(9c) Machine Learning the Thermochemistry of All Inorganic Crystalline Solids | AIChE

(9c) Machine Learning the Thermochemistry of All Inorganic Crystalline Solids

Authors 

Bartel, C. J. - Presenter, University of Colorado at Boulder
Deml, A. M., National Renewable Energy Laboratory
Millican, S. L., University of Colorado Boulder
Rumptz, J. R., University of Colorado at Boulder
Weimer, A., University Of Colorado
Lany, S., National Renewable Energy Laboratory
Stevanovic, V., National Renewable Energy Laboratory
Musgrave, C. B., University of Colorado Boulder
Holder, A. M., University of Colorado at Boulder
High-throughput, theory-driven computational materials design and discovery has become an essential tool in materials science and engineering. The data-driven and cost-effective framework for accelerated discovery introduced by the Materials Genome Initiative (MGI) has transformed the scale and rate of materials development by exploiting the predictive ability of quantum chemical computational methods.
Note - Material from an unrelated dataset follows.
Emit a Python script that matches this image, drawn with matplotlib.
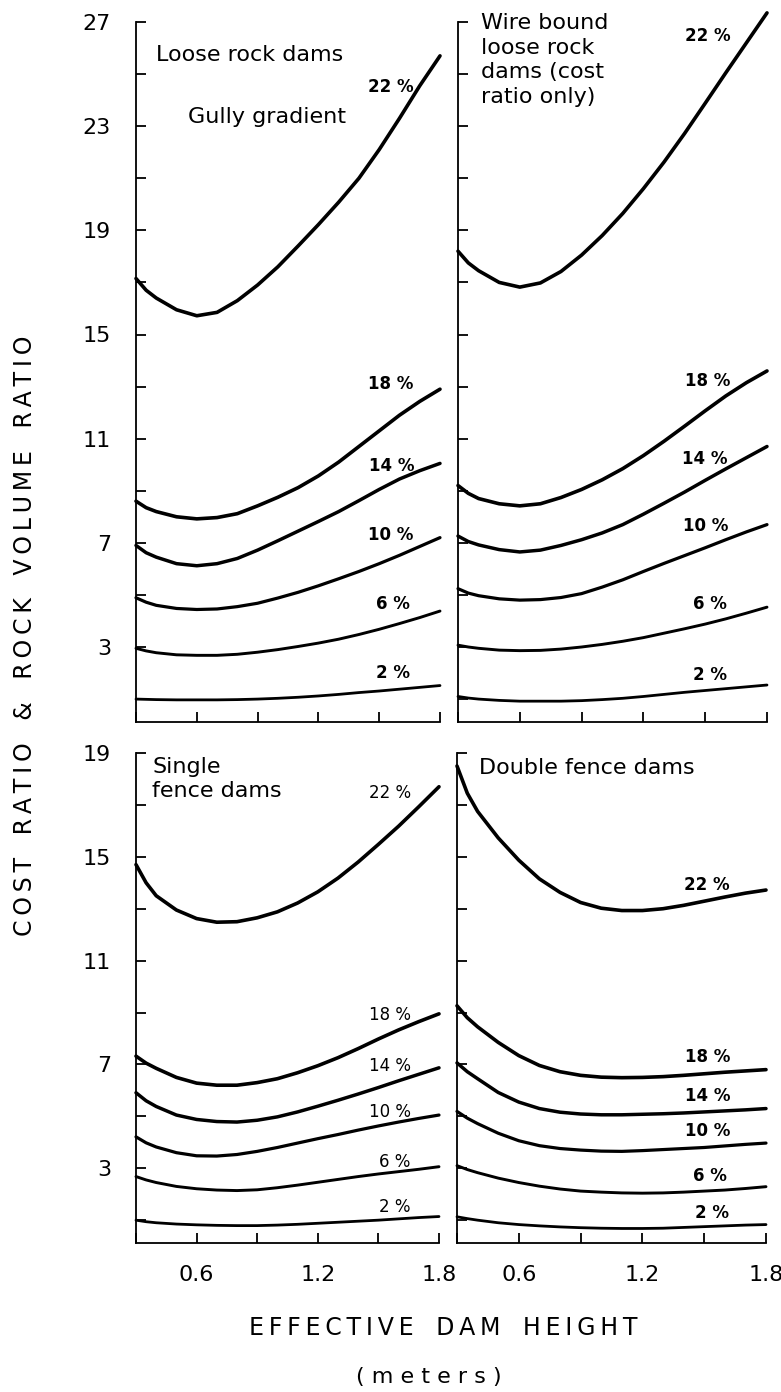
import matplotlib
matplotlib.use("Agg")
import matplotlib.pyplot as plt

plt.rcParams['font.family'] = ['DejaVu Sans']

# ---------------- data ----------------
x_height = [0.30, 0.35, 0.40, 0.50, 0.60, 0.70, 0.80, 0.90, 1.00,
            1.10, 1.20, 1.30, 1.40, 1.50, 1.60, 1.70, 1.80]
gradients = ["22 %", "18 %", "14 %", "10 %", "6 %", "2 %"]

loose_rock = [
    [17.15, 16.7, 16.4, 15.95, 15.72, 15.85, 16.3, 16.9, 17.6, 18.4, 19.22, 20.08, 21.0, 22.1, 23.3, 24.55, 25.7],
    [8.6, 8.35, 8.2, 8.0, 7.92, 7.97, 8.12, 8.42, 8.75, 9.12, 9.57, 10.1, 10.7, 11.3, 11.9, 12.43, 12.9],
    [6.9, 6.62, 6.45, 6.2, 6.12, 6.2, 6.4, 6.72, 7.08, 7.45, 7.82, 8.2, 8.62, 9.05, 9.45, 9.77, 10.05],
    [4.89, 4.72, 4.6, 4.48, 4.44, 4.46, 4.55, 4.68, 4.88, 5.1, 5.35, 5.62, 5.9, 6.2, 6.52, 6.86, 7.2],
    [2.95, 2.85, 2.78, 2.7, 2.68, 2.68, 2.72, 2.8, 2.9, 3.02, 3.15, 3.3, 3.48, 3.68, 3.9, 4.13, 4.38],
    [1.0, 0.99, 0.98, 0.97, 0.97, 0.97, 0.98, 1.0, 1.03, 1.07, 1.12, 1.18, 1.25, 1.31, 1.38, 1.45, 1.52],
]
wire_bound = [
    [18.2, 17.75, 17.45, 17.0, 16.82, 16.98, 17.42, 18.05, 18.8, 19.65, 20.6, 21.62, 22.72, 23.88, 25.05, 26.2, 27.35],
    [9.2, 8.9, 8.7, 8.5, 8.42, 8.5, 8.74, 9.05, 9.42, 9.85, 10.35, 10.9, 11.48, 12.07, 12.64, 13.15, 13.6],
    [7.26, 7.05, 6.92, 6.74, 6.65, 6.72, 6.9, 7.12, 7.38, 7.7, 8.1, 8.52, 8.95, 9.4, 9.84, 10.27, 10.7],
    [5.24, 5.07, 4.97, 4.85, 4.8, 4.82, 4.9, 5.05, 5.3, 5.58, 5.9, 6.21, 6.51, 6.81, 7.12, 7.42, 7.7],
    [3.07, 3.0, 2.95, 2.88, 2.86, 2.87, 2.92, 3.0, 3.1, 3.22, 3.36, 3.53, 3.7, 3.88, 4.08, 4.3, 4.53],
    [1.1, 1.04, 1.0, 0.95, 0.92, 0.92, 0.92, 0.94, 0.98, 1.03, 1.1, 1.18, 1.26, 1.33, 1.4, 1.47, 1.54],
]
single_fence = [
    [14.7, 14.0, 13.5, 12.95, 12.62, 12.48, 12.5, 12.65, 12.88, 13.22, 13.65, 14.18, 14.8, 15.48, 16.18, 16.93, 17.7],
    [7.32, 7.05, 6.85, 6.5, 6.28, 6.2, 6.2, 6.3, 6.45, 6.68, 6.95, 7.26, 7.61, 7.98, 8.33, 8.65, 8.95],
    [5.91, 5.6, 5.38, 5.05, 4.88, 4.8, 4.78, 4.85, 4.98, 5.17, 5.39, 5.62, 5.86, 6.11, 6.37, 6.62, 6.87],
    [4.21, 3.98, 3.82, 3.6, 3.48, 3.47, 3.53, 3.65, 3.8, 3.97, 4.14, 4.3, 4.47, 4.63, 4.78, 4.92, 5.05],
    [2.68, 2.55, 2.45, 2.3, 2.21, 2.16, 2.14, 2.17, 2.25, 2.35, 2.46, 2.57, 2.68, 2.78, 2.87, 2.96, 3.06],
    [1.0, 0.94, 0.9, 0.85, 0.82, 0.8, 0.79, 0.79, 0.81, 0.84, 0.88, 0.92, 0.96, 1.0, 1.05, 1.1, 1.14],
]
double_fence = [
    [18.5, 17.45, 16.75, 15.73, 14.87, 14.15, 13.63, 13.24, 13.02, 12.93, 12.93, 13.0, 13.13, 13.29, 13.45, 13.6, 13.72],
    [9.26, 8.8, 8.45, 7.85, 7.34, 6.96, 6.72, 6.58, 6.51, 6.49, 6.5, 6.53, 6.58, 6.64, 6.7, 6.75, 6.8],
    [7.06, 6.72, 6.45, 5.92, 5.55, 5.3, 5.16, 5.09, 5.06, 5.06, 5.08, 5.1, 5.13, 5.17, 5.21, 5.25, 5.3],
    [5.19, 4.93, 4.72, 4.35, 4.06, 3.87, 3.76, 3.7, 3.66, 3.65, 3.68, 3.72, 3.76, 3.8, 3.86, 3.92, 3.97],
    [3.1, 2.95, 2.83, 2.62, 2.45, 2.31, 2.2, 2.12, 2.08, 2.05, 2.04, 2.05, 2.08, 2.12, 2.16, 2.22, 2.29],
    [1.13, 1.06, 1.0, 0.9, 0.83, 0.78, 0.74, 0.71, 0.69, 0.68, 0.68, 0.69, 0.72, 0.75, 0.78, 0.81, 0.83],
]

top_ytick_labels = [3, 7, 11, 15, 19, 23, 27]
bottom_ytick_labels = [3, 7, 11, 15, 19]
xtick_labels = ["0.6", "1.2", "1.8"]

panel_titles = ["Loose rock dams",
                "Wire bound\nloose rock\ndams (cost\nratio only)",
                "Single\nfence dams",
                "Double fence dams"]

# ---------------- layout ----------------
W, H = 781, 1392
fig = plt.figure(figsize=(W / 100, H / 100), dpi=100)

def px_axes(x0, x1, ytop, ybot):
    return [x0 / W, 1 - ybot / H, (x1 - x0) / W, (ybot - ytop) / H]

ax_tl = fig.add_axes(px_axes(136, 440, 22, 722))
ax_tr = fig.add_axes(px_axes(458, 767, 22, 722))
ax_bl = fig.add_axes(px_axes(136, 439, 753, 1243))
ax_br = fig.add_axes(px_axes(457, 766, 753, 1243))

panels = [(ax_tl, loose_rock, True, True),
          (ax_tr, wire_bound, True, False),
          (ax_bl, single_fence, False, True),
          (ax_br, double_fence, False, False)]

# gradient label placements (data coords)
label_pos = {
    0: [(1.555, 24.5), (1.555, 13.1), (1.563, 9.95), (1.555, 7.3), (1.57, 4.65), (1.57, 2.0)],
    1: [(1.511, 26.47), (1.51, 13.2), (1.50, 10.2), (1.50, 7.65), (1.525, 4.65), (1.525, 1.92)],
    2: [(1.556, 17.46), (1.556, 8.9), (1.556, 6.95), (1.556, 5.15), (1.58, 3.25), (1.58, 1.5)],
    3: [(1.515, 13.9), (1.515, 7.3), (1.515, 5.8), (1.515, 4.45), (1.53, 2.7), (1.54, 1.28)],
}
line_widths = [2.6, 2.6, 2.5, 2.3, 2.1, 2.0]

for i, (ax, series, is_top, show_ylab) in enumerate(panels):
    top = 27 if is_top else 19
    labelled = top_ytick_labels if is_top else bottom_ytick_labels
    ax.set_xlim(0.3, 1.8)
    ax.set_ylim(0.12, top)
    for s in ["top", "right"]:
        ax.spines[s].set_visible(False)
    for s in ["left", "bottom"]:
        ax.spines[s].set_linewidth(1.3)
    yt = list(range(1, top + 1, 2))
    ax.set_yticks(yt)
    ax.set_yticklabels([str(v) if v in labelled else "" for v in yt] if show_ylab else [])
    ax.set_xticks([0.3, 0.6, 0.9, 1.2, 1.5, 1.8])
    if is_top:
        ax.set_xticklabels([])
    else:
        ax.set_xticklabels(["", xtick_labels[0], "", xtick_labels[1], "", xtick_labels[2]])
    ax.tick_params(axis="both", direction="in", length=7, width=1.3,
                   labelsize=16, color="black")
    ax.tick_params(axis="y", pad=18)
    ax.tick_params(axis="x", pad=16)
    ax.patch.set_alpha(0)

    for k, ys in enumerate(series):
        ax.plot(x_height, ys, color="black", lw=line_widths[k],
                solid_capstyle="round", solid_joinstyle="round", clip_on=False)
        lx, ly = label_pos[i][k]
        ax.text(lx, ly, gradients[k], ha="center", va="center",
                fontsize=12, fontweight="bold" if i != 2 else "normal")

# panel titles
ax_tl.text(0.40, 25.75, panel_titles[0], fontsize=16, ha="left", va="center")
ax_tl.text(0.555, 23.35, "Gully gradient", fontsize=16, ha="left", va="center")
ax_tr.text(0.41, 27.35, panel_titles[1], fontsize=16, ha="left", va="top", linespacing=1.3)
ax_bl.text(0.38, 18.85, panel_titles[2], fontsize=16, ha="left", va="top", linespacing=1.25)
ax_br.text(0.405, 18.42, panel_titles[3], fontsize=16, ha="left", va="center")

thin = "\u2009"
def spaced(s):
    words = s.split(" ")
    return "   ".join(thin.join(list(w)) for w in words)

fig.text(443 / W, 1 - 1328 / H, spaced("EFFECTIVE DAM HEIGHT"), fontsize=17,
         ha="center", va="center")
fig.text(429 / W, 1 - 1377 / H, "( m e t e r s )", fontsize=16,
         ha="center", va="center")
fig.text(25 / W, 1 - 636 / H, spaced("COST RATIO & ROCK VOLUME RATIO"),
         fontsize=17, ha="center", va="center", rotation=90)

fig.savefig("out.png", dpi=100, facecolor="white")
In turn, the drive to rapidly predict, screen, and optimize materials using first-principles calculations has led to large datasets and the construction of open-source databases that are populated primarily by low-cost density functional theory (DFT) total energy calculations (inherently performed at 0 K). Although these datasets are an invaluable resource, their predictive ability at finite temperatures is limited and current methods for evaluating the missing temperature dependencies are computationally prohibitive, limiting the success of MGI approaches for existing and emerging high temperature applications. In this report, we show that compound Gibbs energies of formation can be predicted with accuracy comparable to the quasiharmonic approximation at finite temperatures of up to at least 1800 K, and at the same computational expense as a DFT total energy calculation (e.g., using PBE+U). Implementing our approach on the entirety of open materials databases (e.g., MaterialsProject) reveals interesting trends with respect to the stability (and metastability) of all inorganic crystalline solids. Specifically, we quantify the fraction of compounds in the Inorganic Crystal Structure Database (ICSD) predicted to be thermodynamically stable, quantify the magnitude of metastability for thermodynamically unstable structures, and assess chemistry-specific trends in these predictions.